The urgent need to invest in and develop talent sits at the forefront of Creative Skillset’s ambitions for the future growth of the film and TV sectors.
Creative Week, the annual event run by Screen International publisher MBI, zeroed in on one of the biggest issues facing the future of film and television - the urgent need to invest in and nurture talent.
In a session on funding, Creative Skillset CEO Dinah Caine stressed the key role that training and skills play in developing the growth of the sector. “We talk about it as ‘from playground through to pension’ - from schools and higher education to getting on in the workforce,” she said.
“How is that supported and how are companies supported to enable a clear path? The creative industries need a paradigm shift to deal with it,” Caine continued. “We have invested £20m [$31m] of government and industry finance in a number of schemes within the tax-break areas. But more is needed to keep pace with the growth of the creative industries.”
She added: “We will keep focusing on priority skills and in-demand roles that the industry has identified,” whether new roles, helping an employee to be promoted within the company or sending people on management leadership courses.
“We must work harder at how we’re delivering the talent coming through [training] courses and making it more obvious to employers.”
Dinah Caine, Creative Skillset
Caine also stressed the need to broaden the diversity of routes into the industries including apprenticeships - currently an untapped resource and increased connectivity and opportunity afforded by Creative Skillset’s new creative portal Hiive, which has amassed 23,000 users since its launch in March.
“Hiive is there to connect companies and individuals, and trainers and educators,” she said. “That is where you should be making your opportunities available - and where individuals can stream their own work from YouTube. If everybody starts to put all the information in one place, it’s going to be much easier to connect with each other.”

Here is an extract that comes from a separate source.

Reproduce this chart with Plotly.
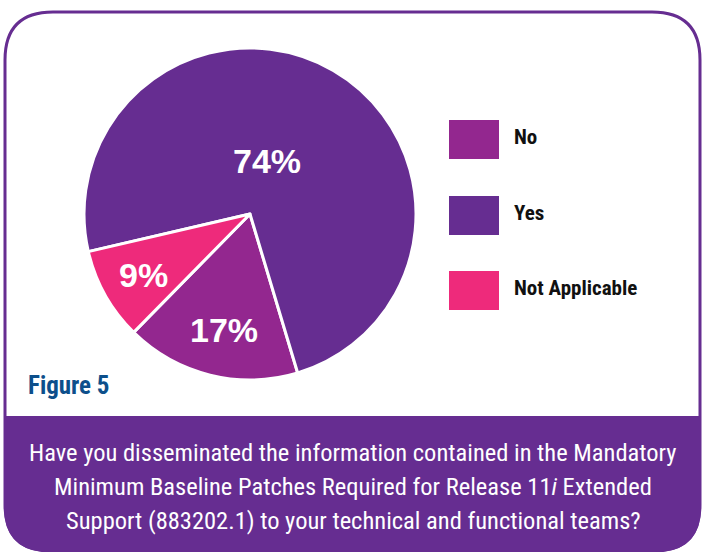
import plotly.graph_objects as go

# Survey responses (percent)
labels = ["No", "Yes", "Not Applicable"]
values = [17, 74, 9]
colors = ["#93278f", "#662d91", "#ee2a7b"]

question_lines = [
    "Have you disseminated the information contained in the Mandatory",
    "Minimum Baseline Patches Required for Release 11<i>i</i> Extended",
    "Support (883202.1) to your technical and functional teams?",
]
figure_label = "Figure 5"

W, H = 704, 552
PURPLE = "#662d91"
COND = "Roboto Condensed, Liberation Sans Narrow, Arial Narrow, Roboto, sans-serif"

# pie geometry (pixels)
cx, cy, r = 250, 214, 166

fig = go.Figure()
fig.add_trace(go.Pie(
    labels=labels,
    values=values,
    sort=False,
    direction="counterclockwise",
    rotation=163.3,
    marker=dict(colors=colors, line=dict(color="white", width=3)),
    textinfo="none",
    hoverinfo="label+percent",
    showlegend=False,
    domain=dict(x=[(cx - r) / W, (cx + r) / W], y=[1 - (cy + r) / H, 1 - (cy - r) / H]),
))


def rounded_path(x0, y0, x1, y1, rt, rb):
    p = f"M {x0},{y0 + rt} Q {x0},{y0} {x0 + rt},{y0} " if rt else f"M {x0},{y0} "
    p += f"L {x1 - rt},{y0} " + (f"Q {x1},{y0} {x1},{y0 + rt} " if rt else "")
    p += f"L {x1},{y1 - rb} Q {x1},{y1} {x1 - rb},{y1} "
    p += f"L {x0 + rb},{y1} Q {x0},{y1} {x0},{y1 - rb} Z"
    return p


shapes = [
    # card outline
    dict(type="path", xref="x", yref="y", layer="below",
         path=rounded_path(5, 12, 700, 551, 48, 46),
         fillcolor="white", line=dict(color=PURPLE, width=3)),
    # question banner
    dict(type="path", xref="x", yref="y", layer="below",
         path=rounded_path(4, 416, 701, 552, 0, 46),
         fillcolor=PURPLE, line=dict(width=0)),
]

annotations = []

# legend swatches and names
legend_rows = [120, 196, 271]
for name, col, top in zip(labels, colors, legend_rows):
    shapes.append(dict(type="rect", xref="x", yref="y", x0=449, x1=499, y0=top, y1=top + 39,
                       fillcolor=col, line=dict(width=0)))
    annotations.append(dict(x=512, y=top + 17, xref="x", yref="y", text=f"<b>{name}</b>",
                            showarrow=False, xanchor="left", yanchor="middle",
                            font=dict(family=COND, size=21, color="#111111")))

# percentage labels inside slices
label_pos = {"No": (224, 330), "Yes": (267, 161), "Not Applicable": (143, 275)}
for name, v in zip(labels, values):
    x, y = label_pos[name]
    annotations.append(dict(x=x, y=y, xref="x", yref="y", text=f"<b>{v}%</b>",
                            showarrow=False, xanchor="center", yanchor="middle",
                            font=dict(family="Liberation Sans, Arial, sans-serif", size=34, color="white")))

annotations.append(dict(x=26, y=385, xref="x", yref="y", text=f"<b>{figure_label}</b>",
                        showarrow=False, xanchor="left", yanchor="middle",
                        font=dict(family=COND, size=25, color="#0d4f8b")))

for i, line in enumerate(question_lines):
    annotations.append(dict(x=353, y=452 + 34 * i, xref="x", yref="y", text=line,
                            showarrow=False, xanchor="center", yanchor="middle",
                            font=dict(family=COND, size=24.5, color="white")))

fig.update_layout(
    width=W, height=H,
    margin=dict(l=0, r=0, t=0, b=0),
    paper_bgcolor="white", plot_bgcolor="rgba(0,0,0,0)",
    xaxis=dict(range=[0, W], visible=False, fixedrange=True, domain=[0, 1]),
    yaxis=dict(range=[H, 0], visible=False, fixedrange=True, domain=[0, 1]),
    shapes=shapes,
    annotations=annotations,
    showlegend=False,
)

fig.write_html("out.html")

The panel also identified what Caine termed a “mismatch” between what the industry perceives in terms of opportunities available and the volume of people on media courses, which she said continued to be unfairly thought of as second tier.
“We’ve done a lot of work now in bringing industry and higher education together through ‘Tick’, our industry accreditation of 200-plus creative courses,” she said.
“Our workforce survey showed that 51% of people in creative media now have a degree that relates to some sort of media. That has accelerated by 20%-30% in the last period, which is beginning to show those partnerships are working more effectively.
“What we need to do now is work harder at how we’re delivering the talent coming through those courses and making it more obvious to employers. Our Trainee Finder service provides the bridge between people coming off ticked courses and potential employers.”
The debate touched on the points that had been made in Creative Skillset’s workforce survey about barriers to training, the need to support freelancers - who make up such a large proportion of the film workforce and the commitment to paid internships.
“The findings add to the oeuvre of unedifying reading about class diversity in our industries,” Caine said. “It found that on top of work experience candidates, 48% of the workforce have done actual unpaid work a full-on job - at some point in their career. Increasingly, it’s only those who can afford to work in these industries who are doing it, which has to impact on the stories that are told and our ability to reach out to the brightest and best. We collectively have to look at this situation or it will impact on our creative excellence and our productivity.”
This baton was taken up by UKTV CEO Darren Childs in his speech, in which he spoke about the importance of fostering a nurturing, supportive working culture to stave off a brain drain from TV to other media sectors, such as tech start-ups. Childs made a welcome commitment that UKTV would not accept budgets from indies in which runners were not paid the minimum wage.
Finally, some positive news from the event: the number of jobs in the creative industries is growing more than six times faster than in the rest of the economy. That’s worth celebrating.